THE REQUEST: Omit all pictures. Copy the rest of the material exactly.
━━━━━━━━━━
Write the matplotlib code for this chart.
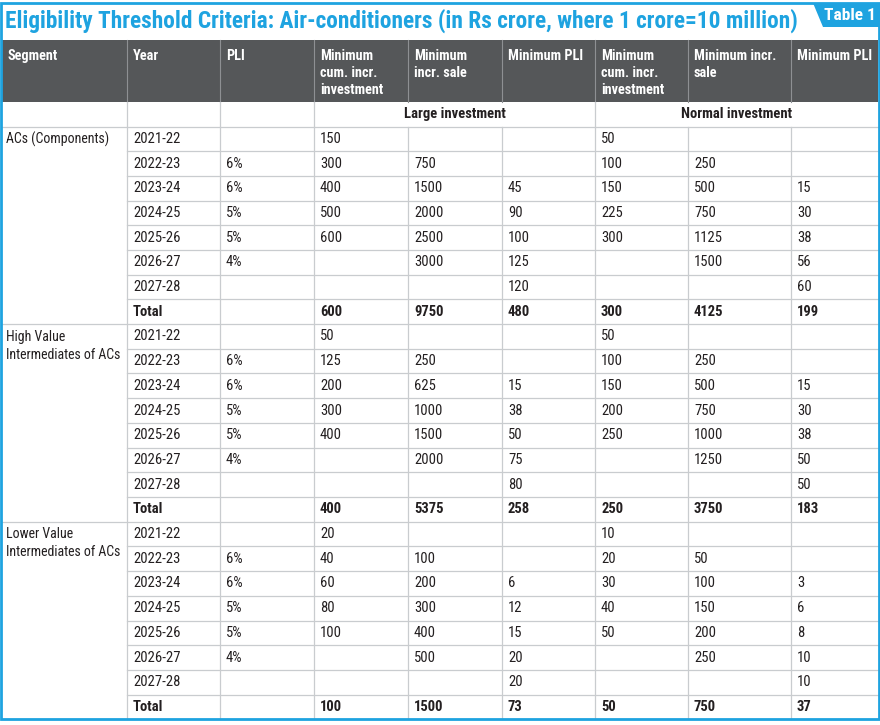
import matplotlib
matplotlib.use("Agg")
import matplotlib.pyplot as plt
from matplotlib import font_manager as fm
from matplotlib.patches import Rectangle, Polygon

# table content
title = "Eligibility Threshold Criteria: Air-conditioners (in Rs crore, where 1 crore=10 million)"
badge = "Table 1"
headers = ["Segment", "Year", "PLI", "Minimum\ncum. incr.\ninvestment", "Minimum\nincr. sale",
           "Minimum PLI", "Minimum\ncum. incr.\ninvestment", "Minimum incr.\nsale", "Minimum PLI"]
groups = ["Large investment", "Normal investment"]

segments = ["ACs (Components)", "High Value\nIntermediates of ACs", "Lower Value\nIntermediates of ACs"]
years = ["2021-22", "2022-23", "2023-24", "2024-25", "2025-26", "2026-27", "2027-28", "Total"]
pli = [None, "6%", "6%", "5%", "5%", "4%", None, None]

# ACs (Components)
ac_large_inv = [150, 300, 400, 500, 600, None, None, 600]
ac_large_sale = [None, 750, 1500, 2000, 2500, 3000, None, 9750]
ac_large_pli = [None, None, 45, 90, 100, 125, 120, 480]
ac_norm_inv = [50, 100, 150, 225, 300, None, None, 300]
ac_norm_sale = [None, 250, 500, 750, 1125, 1500, None, 4125]
ac_norm_pli = [None, None, 15, 30, 38, 56, 60, 199]

# High value intermediates
hv_large_inv = [50, 125, 200, 300, 400, None, None, 400]
hv_large_sale = [None, 250, 625, 1000, 1500, 2000, None, 5375]
hv_large_pli = [None, None, 15, 38, 50, 75, 80, 258]
hv_norm_inv = [50, 100, 150, 200, 250, None, None, 250]
hv_norm_sale = [None, 250, 500, 750, 1000, 1250, None, 3750]
hv_norm_pli = [None, None, 15, 30, 38, 50, 50, 183]

# Lower value intermediates
lv_large_inv = [20, 40, 60, 80, 100, None, None, 100]
lv_large_sale = [None, 100, 200, 300, 400, 500, None, 1500]
lv_large_pli = [None, None, 6, 12, 15, 20, 20, 73]
lv_norm_inv = [10, 20, 30, 40, 50, None, None, 50]
lv_norm_sale = [None, 50, 100, 150, 200, 250, None, 750]
lv_norm_pli = [None, None, 3, 6, 8, 10, 10, 37]

blocks = [
    [ac_large_inv, ac_large_sale, ac_large_pli, ac_norm_inv, ac_norm_sale, ac_norm_pli],
    [hv_large_inv, hv_large_sale, hv_large_pli, hv_norm_inv, hv_norm_sale, hv_norm_pli],
    [lv_large_inv, lv_large_sale, lv_large_pli, lv_norm_inv, lv_norm_sale, lv_norm_pli],
]


def pick_font(names):
    for n in names:
        try:
            fm.findfont(fm.FontProperties(family=n), fallback_to_default=False)
            return n
        except Exception:
            pass
    return "DejaVu Sans"


FONT = pick_font(["Roboto Condensed", "Liberation Sans Narrow", "Open Sans Condensed",
                  "Noto Sans Condensed", "Roboto"])

BLUE = "#1ea3e0"
DARK = "#555759"
GRID = "#c9cccf"
TXT = "#231f20"

# layout (pixels)
col_x = [2, 127, 220, 314, 408, 502, 595, 688, 791, 878]
head_top, head_bot = 40, 102
sub_bot = 126.5
row_h = 24.7

fig = plt.figure(figsize=(8.8, 7.25), dpi=100)
ax = fig.add_axes([0, 0, 1, 1])
ax.set_xlim(0, 880)
ax.set_ylim(725, 0)
ax.axis("off")

# header band
ax.add_patch(Rectangle((col_x[0], head_top), col_x[-1] - col_x[0], head_bot - head_top,
                       facecolor=DARK, edgecolor="none", zorder=1))
for x in col_x[1:-1]:
    ax.plot([x, x], [head_top, head_bot], color="#8e9093", lw=0.8, zorder=2)
for i, h in enumerate(headers):
    ax.text(col_x[i] + 6, head_top + 8.5, h, color="white", fontsize=10.3, fontweight="bold",
            family=FONT, va="top", ha="left", linespacing=1.3, zorder=3)

# group sub header
for x in col_x[1:4] + [col_x[6]]:
    ax.plot([x, x], [head_bot, sub_bot], color=GRID, lw=0.9, zorder=2)
ax.text((col_x[3] + col_x[6]) / 2, (head_bot + sub_bot) / 2, groups[0], fontsize=10.5,
        fontweight="bold", family=FONT, color=TXT, ha="center", va="center")
ax.text((col_x[6] + col_x[9]) / 2, (head_bot + sub_bot) / 2, groups[1], fontsize=10.5,
        fontweight="bold", family=FONT, color=TXT, ha="center", va="center")
ax.plot([col_x[0], col_x[-1]], [sub_bot, sub_bot], color=GRID, lw=0.9, zorder=2)

# body
y = sub_bot
for b, seg in enumerate(segments):
    top = y
    ax.text(col_x[0] + 4.5, top + 5.5, seg, fontsize=10, family=FONT, color=TXT,
            ha="left", va="top", linespacing=1.38)
    for r, yr in enumerate(years):
        yc = y + row_h / 2
        bold = "bold" if yr == "Total" else "normal"
        vals = [yr, pli[r]] + [c[r] for c in blocks[b]]
        for j, v in enumerate(vals):
            if v is None:
                continue
            ax.text(col_x[j + 1] + 6, yc, str(v), fontsize=10.5, family=FONT, color=TXT,
                    fontweight=bold, ha="left", va="center")
        y += row_h
        x0 = col_x[0] if r == len(years) - 1 else col_x[1]
        ax.plot([x0, col_x[-1]], [y, y], color=GRID, lw=0.9, zorder=2)
bottom = y
for x in col_x[1:-1]:
    ax.plot([x, x], [sub_bot, bottom], color=GRID, lw=0.9, zorder=2)

# title and frame
ax.add_patch(Rectangle((1.2, 3), 877.3, bottom - 3, facecolor="none", edgecolor=BLUE,
                       lw=2.0, zorder=5))
t = ax.text(5, 21, title, fontsize=17, fontweight="bold", family=FONT, color=BLUE,
            ha="left", va="center")
fig.canvas.draw()
w = t.get_window_extent().width
t.set_fontsize(17 * 795 / w)

ax.add_patch(Polygon([(813, 3), (878.5, 3), (878.5, 27), (823, 27)], closed=True,
                     facecolor=BLUE, edgecolor="none", zorder=6))
ax.text(850, 15, badge, fontsize=12.5, fontweight="bold", family=FONT, color="white",
        ha="center", va="center", zorder=7)

fig.savefig("out.png", dpi=100, facecolor="white")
━━━━━━━━━━
COMPLETED TASK:
Write the matplotlib code for this chart.
import matplotlib
matplotlib.use("Agg")
import matplotlib.pyplot as plt
from matplotlib import font_manager as fm
from matplotlib.patches import Rectangle, Polygon

# table content
title = "Eligibility Threshold Criteria: Air-conditioners (in Rs crore, where 1 crore=10 million)"
badge = "Table 1"
headers = ["Segment", "Year", "PLI", "Minimum\ncum. incr.\ninvestment", "Minimum\nincr. sale",
           "Minimum PLI", "Minimum\ncum. incr.\ninvestment", "Minimum incr.\nsale", "Minimum PLI"]
groups = ["Large investment", "Normal investment"]

segments = ["ACs (Components)", "High Value\nIntermediates of ACs", "Lower Value\nIntermediates of ACs"]
years = ["2021-22", "2022-23", "2023-24", "2024-25", "2025-26", "2026-27", "2027-28", "Total"]
pli = [None, "6%", "6%", "5%", "5%", "4%", None, None]

# ACs (Components)
ac_large_inv = [150, 300, 400, 500, 600, None, None, 600]
ac_large_sale = [None, 750, 1500, 2000, 2500, 3000, None, 9750]
ac_large_pli = [None, None, 45, 90, 100, 125, 120, 480]
ac_norm_inv = [50, 100, 150, 225, 300, None, None, 300]
ac_norm_sale = [None, 250, 500, 750, 1125, 1500, None, 4125]
ac_norm_pli = [None, None, 15, 30, 38, 56, 60, 199]

# High value intermediates
hv_large_inv = [50, 125, 200, 300, 400, None, None, 400]
hv_large_sale = [None, 250, 625, 1000, 1500, 2000, None, 5375]
hv_large_pli = [None, None, 15, 38, 50, 75, 80, 258]
hv_norm_inv = [50, 100, 150, 200, 250, None, None, 250]
hv_norm_sale = [None, 250, 500, 750, 1000, 1250, None, 3750]
hv_norm_pli = [None, None, 15, 30, 38, 50, 50, 183]

# Lower value intermediates
lv_large_inv = [20, 40, 60, 80, 100, None, None, 100]
lv_large_sale = [None, 100, 200, 300, 400, 500, None, 1500]
lv_large_pli = [None, None, 6, 12, 15, 20, 20, 73]
lv_norm_inv = [10, 20, 30, 40, 50, None, None, 50]
lv_norm_sale = [None, 50, 100, 150, 200, 250, None, 750]
lv_norm_pli = [None, None, 3, 6, 8, 10, 10, 37]

blocks = [
    [ac_large_inv, ac_large_sale, ac_large_pli, ac_norm_inv, ac_norm_sale, ac_norm_pli],
    [hv_large_inv, hv_large_sale, hv_large_pli, hv_norm_inv, hv_norm_sale, hv_norm_pli],
    [lv_large_inv, lv_large_sale, lv_large_pli, lv_norm_inv, lv_norm_sale, lv_norm_pli],
]


def pick_font(names):
    for n in names:
        try:
            fm.findfont(fm.FontProperties(family=n), fallback_to_default=False)
            return n
        except Exception:
            pass
    return "DejaVu Sans"


FONT = pick_font(["Roboto Condensed", "Liberation Sans Narrow", "Open Sans Condensed",
                  "Noto Sans Condensed", "Roboto"])

BLUE = "#1ea3e0"
DARK = "#555759"
GRID = "#c9cccf"
TXT = "#231f20"

# layout (pixels)
col_x = [2, 127, 220, 314, 408, 502, 595, 688, 791, 878]
head_top, head_bot = 40, 102
sub_bot = 126.5
row_h = 24.7

fig = plt.figure(figsize=(8.8, 7.25), dpi=100)
ax = fig.add_axes([0, 0, 1, 1])
ax.set_xlim(0, 880)
ax.set_ylim(725, 0)
ax.axis("off")

# header band
ax.add_patch(Rectangle((col_x[0], head_top), col_x[-1] - col_x[0], head_bot - head_top,
                       facecolor=DARK, edgecolor="none", zorder=1))
for x in col_x[1:-1]:
    ax.plot([x, x], [head_top, head_bot], color="#8e9093", lw=0.8, zorder=2)
for i, h in enumerate(headers):
    ax.text(col_x[i] + 6, head_top + 8.5, h, color="white", fontsize=10.3, fontweight="bold",
            family=FONT, va="top", ha="left", linespacing=1.3, zorder=3)

# group sub header
for x in col_x[1:4] + [col_x[6]]:
    ax.plot([x, x], [head_bot, sub_bot], color=GRID, lw=0.9, zorder=2)
ax.text((col_x[3] + col_x[6]) / 2, (head_bot + sub_bot) / 2, groups[0], fontsize=10.5,
        fontweight="bold", family=FONT, color=TXT, ha="center", va="center")
ax.text((col_x[6] + col_x[9]) / 2, (head_bot + sub_bot) / 2, groups[1], fontsize=10.5,
        fontweight="bold", family=FONT, color=TXT, ha="center", va="center")
ax.plot([col_x[0], col_x[-1]], [sub_bot, sub_bot], color=GRID, lw=0.9, zorder=2)

# body
y = sub_bot
for b, seg in enumerate(segments):
    top = y
    ax.text(col_x[0] + 4.5, top + 5.5, seg, fontsize=10, family=FONT, color=TXT,
            ha="left", va="top", linespacing=1.38)
    for r, yr in enumerate(years):
        yc = y + row_h / 2
        bold = "bold" if yr == "Total" else "normal"
        vals = [yr, pli[r]] + [c[r] for c in blocks[b]]
        for j, v in enumerate(vals):
            if v is None:
                continue
            ax.text(col_x[j + 1] + 6, yc, str(v), fontsize=10.5, family=FONT, color=TXT,
                    fontweight=bold, ha="left", va="center")
        y += row_h
        x0 = col_x[0] if r == len(years) - 1 else col_x[1]
        ax.plot([x0, col_x[-1]], [y, y], color=GRID, lw=0.9, zorder=2)
bottom = y
for x in col_x[1:-1]:
    ax.plot([x, x], [sub_bot, bottom], color=GRID, lw=0.9, zorder=2)

# title and frame
ax.add_patch(Rectangle((1.2, 3), 877.3, bottom - 3, facecolor="none", edgecolor=BLUE,
                       lw=2.0, zorder=5))
t = ax.text(5, 21, title, fontsize=17, fontweight="bold", family=FONT, color=BLUE,
            ha="left", va="center")
fig.canvas.draw()
w = t.get_window_extent().width
t.set_fontsize(17 * 795 / w)

ax.add_patch(Polygon([(813, 3), (878.5, 3), (878.5, 27), (823, 27)], closed=True,
                     facecolor=BLUE, edgecolor="none", zorder=6))
ax.text(850, 15, badge, fontsize=12.5, fontweight="bold", family=FONT, color="white",
        ha="center", va="center", zorder=7)

fig.savefig("out.png", dpi=100, facecolor="white")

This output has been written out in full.